It is thought that one third of roles currently carried out by people aged 16 to 24 could be done by robots by 2030. Supermarket workers, over-the-counter bank staff, security guards, waitresses, cleaners, bar workers and those in administrative roles are said to be most at risk – but technology is advancing at such speed, no job is safe. Tory MP Robert Halfon said Britain is “woefully unprepared” for “the march of the robots”.
Mr Halfon, who is also chairman of the Commons Education Select Committee, said: “The Bank of England found 15 million UK jobs could be at risk of automation.
“People need to re-skill and up-skill, and to achieve this, root and branch reform of our education system is necessary.”
Mr Halfon claims that since 2010, the number of young people applying to take a GCSE in design and technology has fallen by almost two-thirds.
This particular qualification will likely be a basic requirement in the coming years.
Mr Halfon, the MP for Harlow, is calling for GCSEs to be axed, however, and replaced with a broader baccalaureate system to prepare young people for the approaching revolution.
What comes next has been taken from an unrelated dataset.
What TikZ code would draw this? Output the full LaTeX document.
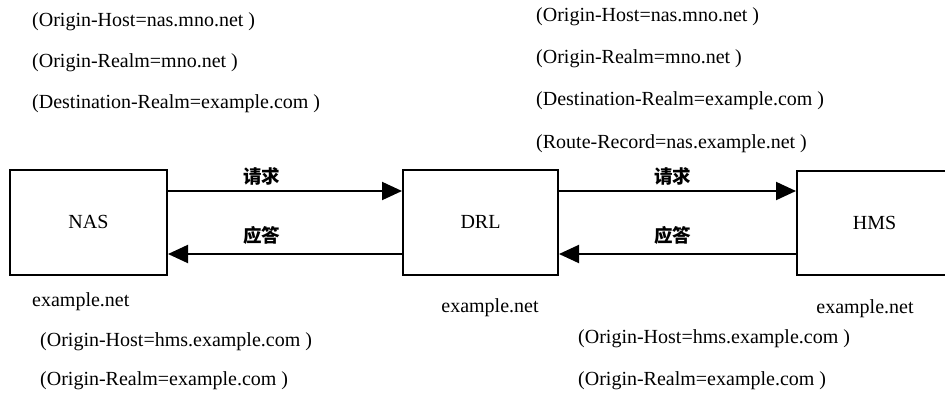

Recent figures show around nine million working-aged adults in England have low basic literacy and numeracy skills.
As a result, Mr Halfon has ordered an inquiry into the benefits of adult skills and lifelong learning, which is due in autumn.
A spokesman for the Department for Education said automation was “transforming the way we live and work” and added: “We need to ensure our workforce is ready to take advantage of those changes.
“As the Prime Minister has said, further education and skills will be a priority for this Government and the Education Secretary taking the lead for this vital work is a reflection of that commitment.”
Comment by Robert Halfon
Some 15 million UK jobs could be at risk of automation. This will hit disadvantaged people the hardest.
It is estimated that 46 per cent of the jobs done by those with just GCSE-level education or lower are in danger.
Further education colleges provide a local and vital lifeline of education. Yet, they have seen a 16 per cent fall in funding over the last decade.
The Government must put this right or our skills base will never be prepared for the fourth industrial revolution.
Many of those who will be affected by the rise of the robots are already working and must not be forgotten. I’d like to see an adult community learning centre in every town and tax-reliefs for employers who invest in training.
Our future will be unrecognisable. But, if we get this right, Britain will march alongside the robots rather than be left behind.
Failing to prepare is preparing to fail – we must plan ahead to ensure our economy and society is fit for the 21st century and beyond.